For our analysis we evaluated the two approaches in terms of return modes as well as the demographic characteristics of the returning homes. Overall, the November 2007 study, reminding the households of the website in the third mailing, had both a higher overall rate of completion (32.6% versus 30.5%), but also a higher rate of return for the web component (18.1% versus 14.4%).
When looking at certain hard-to-reach demographics we see similar drops in return to the web mode were found between November 2007 and May 2008 across age, race, Hispanic ethnicity and Spanish language. The biggest drops were found with Black Race (4.6% drop) and Hispanic Ethnicity (also 4.6% drop).
Initially it was thought that by providing respondents the return mode options for the pre-recruitment survey sequentially, web option first, would result in higher overall returns as well as a higher proportion of web returns. The hypothesis being that when given a choice, particularly between mail and web-based return options, respondents often think they will do the survey via web but fail to do so (and likely discard the mail survey in the interim). However, what we found is that the simultaneous approach, all modes presented together, actually performed better in terms of overall and web-based responses.
The findings, however, may have less to do with whether the options were presented sequentially or simultaneously, but rather the placement of the postcard and letter.
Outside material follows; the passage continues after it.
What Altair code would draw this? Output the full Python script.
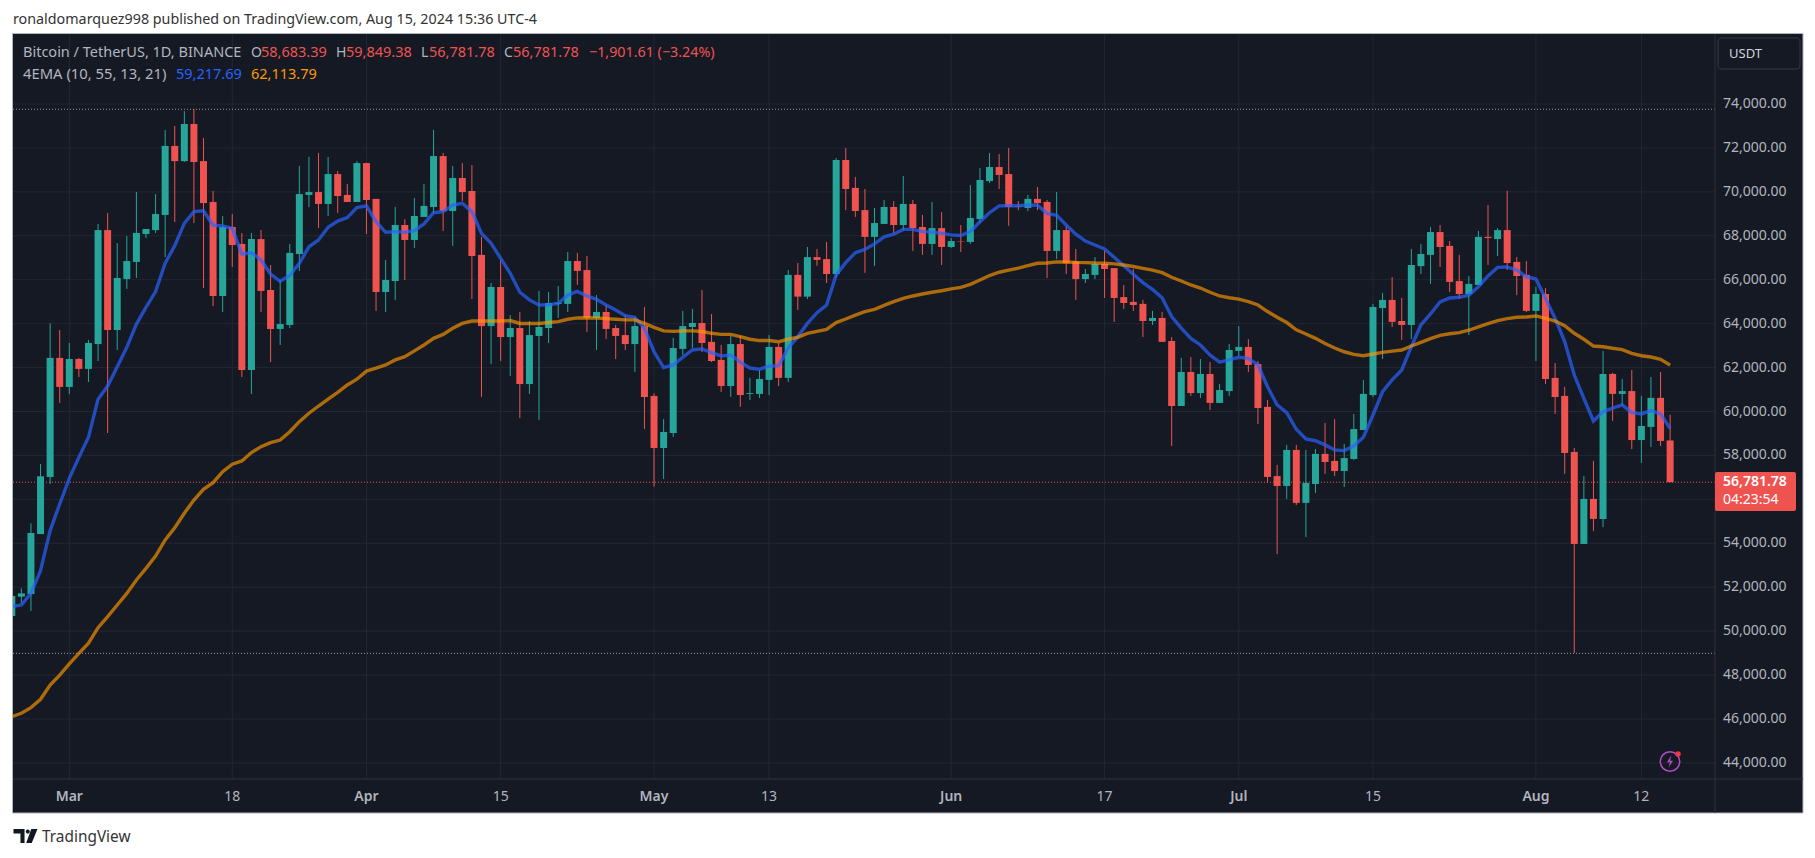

With the sequential approach, the letter with the web log-in information was the first piece and the postcard with no web credentials was used as the reminder. With the simultaneous approach, these mailings were reversed – postcard first and letter second. We hypothesized that presenting the web option by letter in the first mailing was insufficient to garner much interest in the survey. The larger mail packet mailed subsequently likely spurred greater interest or attention to our request for their participation; however, if the respondent discarded or misplaced this packet, when they received the postcard they would have had no way of completing the survey. In contrast, when the follow-up third mailing was in the form of a letter, with the log-in credentials, this provided the information needed for completing the survey among those who may have thrown away the mail survey. The postcard – mail packet – follow-up letter was, therefore, the most effective means of both providing higher response and garnering a larger proportion of web-based interviews. In other words, it was the most effective and efficient approach. Given these results, when Nielsen implemented an ABS sample design for the diary-based TV audience measurement service in November 2008, we followed the November 2007 test design for the pre-recruitment mailings.
There are, however, a number of outstanding questions related to the optimal use and presentation of multiple modes of survey return to respondents. Some of the key questions for us are the following:
- How can we continue to maximize use of the lower cost web-based survey over the more expensive mail survey?
- Despite the proliferation of Internet access, why do respondents overwhelmingly still prefer to complete and return mail surveys over web-based surveys? and
- What design elements might allow researchers to more effectively use multimode designs to encourage participation among the hardest-to-reach groups (i.e., younger and racial-ethnic sample members?)